Kitty and her brother William had substantial sums settled on them by their mother, which allowed for them to be raised and educated in middle-class comfort in England, where Kitty was given a private education. In 1812, William suffered a severe burn injury resulting in the amputation of one of his arms, and became reclusive thereafter, though he successfully graduated from Oxford University in 1820, married, and had three daughters before his early death in 1828. Her brother's death, as well as that of her grandfather and other relations, left Kitty with a substantial inheritance, estimated at £50,000. After the death of her grandfather, Kirkpatrick lived with various of her married cousins: Clementina, Lady Louis; Julia, the wife of Edward Strachey; and (Barbara) Isabella, the wife of Charles Buller, a Member of Parliament and mother of Charles Buller junior.

Into adulthood Kitty became known for her attractiveness, and in 1822, while staying with the Bullers, she met the Scottish philosopher and historian, Thomas Carlyle, who was then employed as the Buller children's tutor and who swiftly became infatuated with Kirkpatrick. The romance was encouraged by another of Kitty's cousins, Julia (who married Edward Strachey, grandfather of the writer Lytton Strachey). However, Carlyle was impoverished and not believed by the rest of the family to be a suitable match for the wealthy and well-connected Kitty. Carlyle would later use Kitty as the basis for the Calypso-like Blumine in his novel Sartor Resartus and his memoirs, written many decades later, wrote a pen portrait of Kitty, describing her as:
a strangely complexioned young lady, with soft brown eyes and floods of bronze-red hair, really a pretty-looking, smiling, and amiable though most foreign bit of magnificence and kindly splendour.
— Thomas Carlyle

On 21 November 1829, Kitty married James Winslowe Phillipps (1802–1859), a British Army officer in the 7th Hussars Regiment, and a member of the Kennaway family, which also had Indian connections. It was evidently a happy marriage, and Kirkpatrick and Phillipps went on to have seven children, of whom four survived to adulthood: Mary Augusta (1830–1909), John James (b. 1834), Emily Georgina (b. 1835), and Bertha Elizabeth (1840–1875).

===Renewed contact with India===
Kirkpatrick's paternal family had long forbidden her from maintaining any contact with her family in India. However, with the help of Henry Russell, her father's former assistant and her mother's ex-lover, Kirkpatrick was able to re-establish contact with her maternal grandmother after almost four decades of separation. Although they were never physically re-united, the two women were correspondents on a regular and often emotional basis for six years.

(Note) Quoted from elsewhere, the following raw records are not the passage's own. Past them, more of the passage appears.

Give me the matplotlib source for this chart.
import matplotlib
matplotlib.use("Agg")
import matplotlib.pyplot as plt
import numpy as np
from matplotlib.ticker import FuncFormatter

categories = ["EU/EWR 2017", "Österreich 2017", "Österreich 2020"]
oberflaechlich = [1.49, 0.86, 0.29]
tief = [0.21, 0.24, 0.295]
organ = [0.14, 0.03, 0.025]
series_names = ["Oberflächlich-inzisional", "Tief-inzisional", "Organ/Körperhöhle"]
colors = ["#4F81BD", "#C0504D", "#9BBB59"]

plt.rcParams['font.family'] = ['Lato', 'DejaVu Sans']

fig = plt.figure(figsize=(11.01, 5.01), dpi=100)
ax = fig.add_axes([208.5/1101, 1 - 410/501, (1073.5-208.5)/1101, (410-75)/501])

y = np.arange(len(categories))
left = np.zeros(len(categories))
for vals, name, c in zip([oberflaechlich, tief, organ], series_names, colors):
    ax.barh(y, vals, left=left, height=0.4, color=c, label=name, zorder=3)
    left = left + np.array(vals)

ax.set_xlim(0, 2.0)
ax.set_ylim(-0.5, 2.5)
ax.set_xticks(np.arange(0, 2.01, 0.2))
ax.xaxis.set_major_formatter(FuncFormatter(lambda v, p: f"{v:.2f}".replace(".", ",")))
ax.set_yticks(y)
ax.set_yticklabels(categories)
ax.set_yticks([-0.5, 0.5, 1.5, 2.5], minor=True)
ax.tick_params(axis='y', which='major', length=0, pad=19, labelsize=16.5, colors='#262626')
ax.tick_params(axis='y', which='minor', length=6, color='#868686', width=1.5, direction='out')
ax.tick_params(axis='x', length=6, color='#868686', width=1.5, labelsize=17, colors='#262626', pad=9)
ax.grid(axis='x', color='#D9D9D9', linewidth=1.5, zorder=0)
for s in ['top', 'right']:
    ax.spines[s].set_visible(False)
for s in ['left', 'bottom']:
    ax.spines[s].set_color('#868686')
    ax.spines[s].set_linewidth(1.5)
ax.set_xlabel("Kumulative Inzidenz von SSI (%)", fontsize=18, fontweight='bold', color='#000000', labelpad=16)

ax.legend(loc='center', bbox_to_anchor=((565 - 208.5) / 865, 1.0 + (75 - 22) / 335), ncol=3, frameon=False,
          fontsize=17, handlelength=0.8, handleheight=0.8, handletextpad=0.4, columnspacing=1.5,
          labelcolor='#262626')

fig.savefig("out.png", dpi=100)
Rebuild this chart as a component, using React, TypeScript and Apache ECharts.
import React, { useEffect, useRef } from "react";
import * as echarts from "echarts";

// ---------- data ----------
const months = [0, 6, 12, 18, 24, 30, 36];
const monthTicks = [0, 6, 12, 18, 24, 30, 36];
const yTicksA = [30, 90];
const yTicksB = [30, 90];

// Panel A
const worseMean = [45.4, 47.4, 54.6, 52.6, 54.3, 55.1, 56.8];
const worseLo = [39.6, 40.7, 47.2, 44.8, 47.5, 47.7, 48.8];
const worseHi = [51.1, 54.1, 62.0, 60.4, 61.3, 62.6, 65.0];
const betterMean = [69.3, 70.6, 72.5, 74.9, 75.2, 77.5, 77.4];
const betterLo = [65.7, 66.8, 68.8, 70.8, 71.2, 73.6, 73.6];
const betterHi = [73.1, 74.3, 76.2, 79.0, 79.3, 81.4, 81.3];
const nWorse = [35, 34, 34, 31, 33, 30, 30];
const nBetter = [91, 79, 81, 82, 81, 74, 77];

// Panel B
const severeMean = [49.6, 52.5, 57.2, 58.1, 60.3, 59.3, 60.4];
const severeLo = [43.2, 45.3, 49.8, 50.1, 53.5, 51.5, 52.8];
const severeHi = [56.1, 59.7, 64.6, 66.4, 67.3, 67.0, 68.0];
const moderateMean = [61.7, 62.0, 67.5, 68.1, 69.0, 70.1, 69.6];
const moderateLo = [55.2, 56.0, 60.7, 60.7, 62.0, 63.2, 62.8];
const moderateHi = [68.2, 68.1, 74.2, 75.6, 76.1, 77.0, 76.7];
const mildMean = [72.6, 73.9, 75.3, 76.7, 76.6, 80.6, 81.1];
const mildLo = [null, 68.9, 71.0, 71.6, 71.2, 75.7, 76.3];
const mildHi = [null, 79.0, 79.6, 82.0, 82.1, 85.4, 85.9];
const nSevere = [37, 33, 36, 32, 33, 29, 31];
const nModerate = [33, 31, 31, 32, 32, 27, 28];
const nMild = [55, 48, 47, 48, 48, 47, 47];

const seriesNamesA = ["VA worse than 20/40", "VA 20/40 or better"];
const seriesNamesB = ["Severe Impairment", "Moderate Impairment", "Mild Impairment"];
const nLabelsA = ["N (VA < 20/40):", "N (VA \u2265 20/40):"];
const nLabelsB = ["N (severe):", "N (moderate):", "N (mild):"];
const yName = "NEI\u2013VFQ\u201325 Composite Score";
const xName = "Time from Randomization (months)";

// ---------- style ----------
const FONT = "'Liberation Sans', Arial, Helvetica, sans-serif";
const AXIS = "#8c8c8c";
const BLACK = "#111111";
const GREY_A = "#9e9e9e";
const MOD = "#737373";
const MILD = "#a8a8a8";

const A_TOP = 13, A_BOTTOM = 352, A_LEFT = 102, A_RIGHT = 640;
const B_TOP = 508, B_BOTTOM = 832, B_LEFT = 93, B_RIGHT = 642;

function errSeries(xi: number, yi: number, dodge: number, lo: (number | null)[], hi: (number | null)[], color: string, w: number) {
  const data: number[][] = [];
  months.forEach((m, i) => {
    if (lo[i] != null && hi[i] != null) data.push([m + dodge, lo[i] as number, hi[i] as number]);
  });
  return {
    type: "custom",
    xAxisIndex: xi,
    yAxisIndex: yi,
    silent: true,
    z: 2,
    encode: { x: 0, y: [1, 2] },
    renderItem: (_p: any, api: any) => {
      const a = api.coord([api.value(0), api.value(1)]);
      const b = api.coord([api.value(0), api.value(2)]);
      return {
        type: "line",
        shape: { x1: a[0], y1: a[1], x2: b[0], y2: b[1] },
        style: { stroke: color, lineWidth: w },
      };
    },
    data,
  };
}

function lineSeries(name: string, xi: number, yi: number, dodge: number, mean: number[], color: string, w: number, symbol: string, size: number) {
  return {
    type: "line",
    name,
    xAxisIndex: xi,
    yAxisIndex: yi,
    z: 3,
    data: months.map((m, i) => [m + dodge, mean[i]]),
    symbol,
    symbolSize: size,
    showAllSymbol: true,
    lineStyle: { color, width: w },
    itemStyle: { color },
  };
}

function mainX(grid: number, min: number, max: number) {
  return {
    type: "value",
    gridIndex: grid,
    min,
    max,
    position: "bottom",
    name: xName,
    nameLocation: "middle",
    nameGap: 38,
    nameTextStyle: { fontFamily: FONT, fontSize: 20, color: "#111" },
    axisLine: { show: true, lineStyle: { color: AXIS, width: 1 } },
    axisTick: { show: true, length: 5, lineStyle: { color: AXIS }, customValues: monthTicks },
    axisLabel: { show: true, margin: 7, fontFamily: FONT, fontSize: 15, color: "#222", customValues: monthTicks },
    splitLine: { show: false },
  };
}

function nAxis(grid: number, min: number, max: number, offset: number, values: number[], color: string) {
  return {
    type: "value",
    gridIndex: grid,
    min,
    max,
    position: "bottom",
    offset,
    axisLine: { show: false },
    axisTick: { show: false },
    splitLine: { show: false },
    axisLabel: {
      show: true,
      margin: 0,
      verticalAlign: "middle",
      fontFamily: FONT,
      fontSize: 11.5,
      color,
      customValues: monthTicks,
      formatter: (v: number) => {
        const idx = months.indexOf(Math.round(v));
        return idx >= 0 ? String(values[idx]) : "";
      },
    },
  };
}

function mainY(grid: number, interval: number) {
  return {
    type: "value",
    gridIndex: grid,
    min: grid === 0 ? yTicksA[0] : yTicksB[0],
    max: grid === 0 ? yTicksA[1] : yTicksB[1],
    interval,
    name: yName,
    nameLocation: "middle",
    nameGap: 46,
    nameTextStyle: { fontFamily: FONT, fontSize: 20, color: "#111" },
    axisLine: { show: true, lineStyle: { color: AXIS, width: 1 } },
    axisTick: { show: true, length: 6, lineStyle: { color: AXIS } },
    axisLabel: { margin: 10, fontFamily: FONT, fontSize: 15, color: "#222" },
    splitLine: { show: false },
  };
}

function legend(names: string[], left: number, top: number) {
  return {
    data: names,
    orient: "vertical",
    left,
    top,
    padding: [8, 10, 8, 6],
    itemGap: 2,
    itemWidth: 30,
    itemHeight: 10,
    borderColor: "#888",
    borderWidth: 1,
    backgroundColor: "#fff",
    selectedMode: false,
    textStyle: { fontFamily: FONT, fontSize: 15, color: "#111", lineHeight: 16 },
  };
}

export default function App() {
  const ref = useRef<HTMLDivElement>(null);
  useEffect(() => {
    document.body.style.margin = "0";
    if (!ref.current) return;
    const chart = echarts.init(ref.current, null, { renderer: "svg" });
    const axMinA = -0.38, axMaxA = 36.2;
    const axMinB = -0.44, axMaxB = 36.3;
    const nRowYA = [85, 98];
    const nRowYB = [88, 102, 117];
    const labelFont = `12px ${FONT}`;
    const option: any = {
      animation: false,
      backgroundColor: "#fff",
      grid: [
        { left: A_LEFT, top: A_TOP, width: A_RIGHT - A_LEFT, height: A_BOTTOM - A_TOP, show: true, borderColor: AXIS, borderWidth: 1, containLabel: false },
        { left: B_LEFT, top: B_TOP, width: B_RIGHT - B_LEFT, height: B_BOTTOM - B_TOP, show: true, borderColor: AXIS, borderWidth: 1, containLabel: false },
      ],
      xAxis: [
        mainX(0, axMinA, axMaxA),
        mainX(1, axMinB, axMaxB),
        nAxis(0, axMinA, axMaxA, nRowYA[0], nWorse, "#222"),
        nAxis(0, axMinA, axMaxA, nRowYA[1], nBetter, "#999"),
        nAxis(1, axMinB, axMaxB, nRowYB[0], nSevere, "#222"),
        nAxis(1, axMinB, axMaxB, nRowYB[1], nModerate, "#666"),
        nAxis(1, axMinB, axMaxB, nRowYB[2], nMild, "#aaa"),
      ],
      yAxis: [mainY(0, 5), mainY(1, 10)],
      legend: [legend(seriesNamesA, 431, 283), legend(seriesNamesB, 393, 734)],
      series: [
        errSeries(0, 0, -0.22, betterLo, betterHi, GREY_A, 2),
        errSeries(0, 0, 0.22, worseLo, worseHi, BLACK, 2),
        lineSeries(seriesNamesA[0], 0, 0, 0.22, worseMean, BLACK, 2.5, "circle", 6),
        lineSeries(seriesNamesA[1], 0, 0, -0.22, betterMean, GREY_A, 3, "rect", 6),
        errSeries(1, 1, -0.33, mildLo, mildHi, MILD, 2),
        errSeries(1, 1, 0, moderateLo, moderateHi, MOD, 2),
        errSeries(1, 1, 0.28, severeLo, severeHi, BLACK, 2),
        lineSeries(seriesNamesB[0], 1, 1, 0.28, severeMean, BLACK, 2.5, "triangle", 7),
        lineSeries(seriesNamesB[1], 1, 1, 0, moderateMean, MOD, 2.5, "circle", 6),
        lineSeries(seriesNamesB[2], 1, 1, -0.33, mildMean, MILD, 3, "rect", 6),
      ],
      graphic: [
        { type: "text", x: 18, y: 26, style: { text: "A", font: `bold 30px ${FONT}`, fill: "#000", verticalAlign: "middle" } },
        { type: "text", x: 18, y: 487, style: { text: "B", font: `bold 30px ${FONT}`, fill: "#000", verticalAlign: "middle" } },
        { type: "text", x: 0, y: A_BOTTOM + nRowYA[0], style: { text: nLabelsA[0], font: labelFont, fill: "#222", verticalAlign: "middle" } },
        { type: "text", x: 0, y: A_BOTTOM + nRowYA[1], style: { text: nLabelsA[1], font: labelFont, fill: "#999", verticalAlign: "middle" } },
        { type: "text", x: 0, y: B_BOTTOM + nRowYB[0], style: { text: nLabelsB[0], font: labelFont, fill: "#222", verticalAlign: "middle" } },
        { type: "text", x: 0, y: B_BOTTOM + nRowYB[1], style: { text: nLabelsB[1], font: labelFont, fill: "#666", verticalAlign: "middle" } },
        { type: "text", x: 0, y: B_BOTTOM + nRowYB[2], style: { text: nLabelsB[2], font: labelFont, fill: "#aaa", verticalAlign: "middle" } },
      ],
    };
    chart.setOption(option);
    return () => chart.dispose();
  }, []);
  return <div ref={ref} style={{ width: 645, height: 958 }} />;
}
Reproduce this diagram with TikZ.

Kirkpatrick's letters make it clear that despite leaving India and her mother at such a young age, she still retained vivid memories of it:

I often think of you and remember you and my dear mother. I often dream that I am with you in India and that I see you both in the room you used to sit in. No day of my life has ever passed without my thinking of my dear mother. I can remember the verandah and the place where the tailors worked and a place on the house top where my mother used to let me sit down and slide. When I dream of my mother I am in such joy to have found her again that I awake, or else am pained in finding that she cannot understand the English I speak. I can well recollect her cries when we left her and I can now see the place where she sat when we parted, and her tearing her long hair. What worlds would I give to possess one lock of that beautiful and much loved hair! How dreadful to think that so many, many years have passed when it would have done my heart such good to think that you loved me & when I longed to write to you & tell you these feelings that I was never able to express, a letter which I was sure would have been detained & now how wonderful it is that after 35 years I am able for the first time to hear that you think of me, and love me, and have perhaps wondered why I did not write to you, and that you have thought me cold and insensible to such near dear ties.
— Katherine Kirkpatrick, 386-87

== Popular culture ==
Kirkpatrick's story has been the subject of renewed interest by 21st-century historians, notably William Dalrymple in his 2002 book White Mughals.